McNamara, Vietnam, Iraq 

McNamara, Vietnam, Iraq

I have a vague idea that Robert McNamara has always been wrong about matters that were important from his point of view. At Ford in the 50s he panicked at the growth of small, cheaply made cars in Europe--and tried to get Ford to build something like a Volkswagen Beetle, such as the one he drove. As advisor to LBJ, he recommended gradual escalation in Vietnam, supposedly "calibrating" a response as needed, and measuring results by the body count. At the World Bank he was responsible for large loans to Third World countries that were later found to be unsustainable; crippling burdens were imposed on these countries in an attempt to make them pay.

So maybe in disavowing what he did in Vietnam, and in criticizing the Bush approach in Iraq, he is wrong again?

The gist of this story is that the U.S. is making some of the same crucial mistakes in Iraq that it did in Vietnam. Some of the points are a bit vague--but then, McNamara is almost 90.

It's best to know a lot about local cultures before sending in troops. Having an alliance with other major powers will help with that. Huh? Foreign leaders can be removed for human rights violations; but unilateral action should only take place when U.S. soil is under attack. The U.N. should play a big role.

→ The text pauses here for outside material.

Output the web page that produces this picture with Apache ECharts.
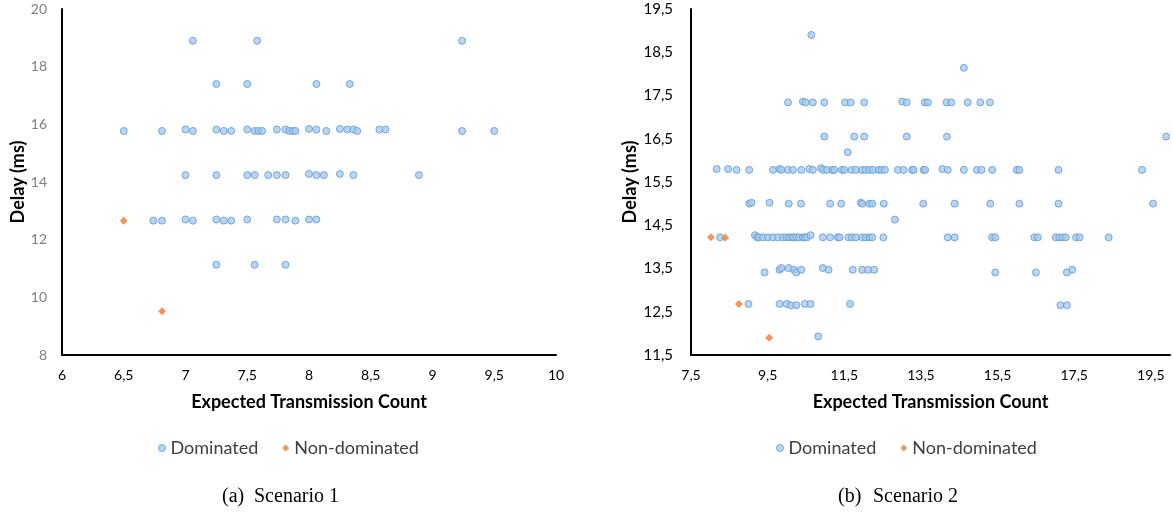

Surely Bush's defenders have a point is saying the U.N. doesn't have much of a track record in going up against existing governments of sovereign states. The presumption of the U.N., as of many treaties, is that all governments are equally legitimate. Of course this isn't true. The U.N. has lots of experience at peace-keeping, but very little at war-making, or trying to cool down a truly hot situation.

McNamara has a lot of faith in the International Criminal Court. It remains to be seen whether that court can deal with a large number of individuals, from different countries, on time frames that will help those countries move forward with new regimes.

Update: This sentence by Doug Saunders of the Globe, not by McNamara, does not inspire confidence: "The Iraq action, which would have been conducted in some form or another at some point under any imaginable government, would have been far better conceived if its executors had read Mr. McNamara's works instead of the Book of Revelation."

By comparison, here is a cogent criticism of the Bush approach in Iraq: the war against terror is quite different from deciding to displace failed regimes; the latter can be managed by deterrence, and in fact can be used to weaken (probably not eradicate) international terrorists.

(Link to Hit and Run, where Jeff Taylor, in criticizing Perle and Frum, cites Jeffrey Record, a professor at the U.S. Air Force's Air War College and one time staffer to Sen. Sam Nunn).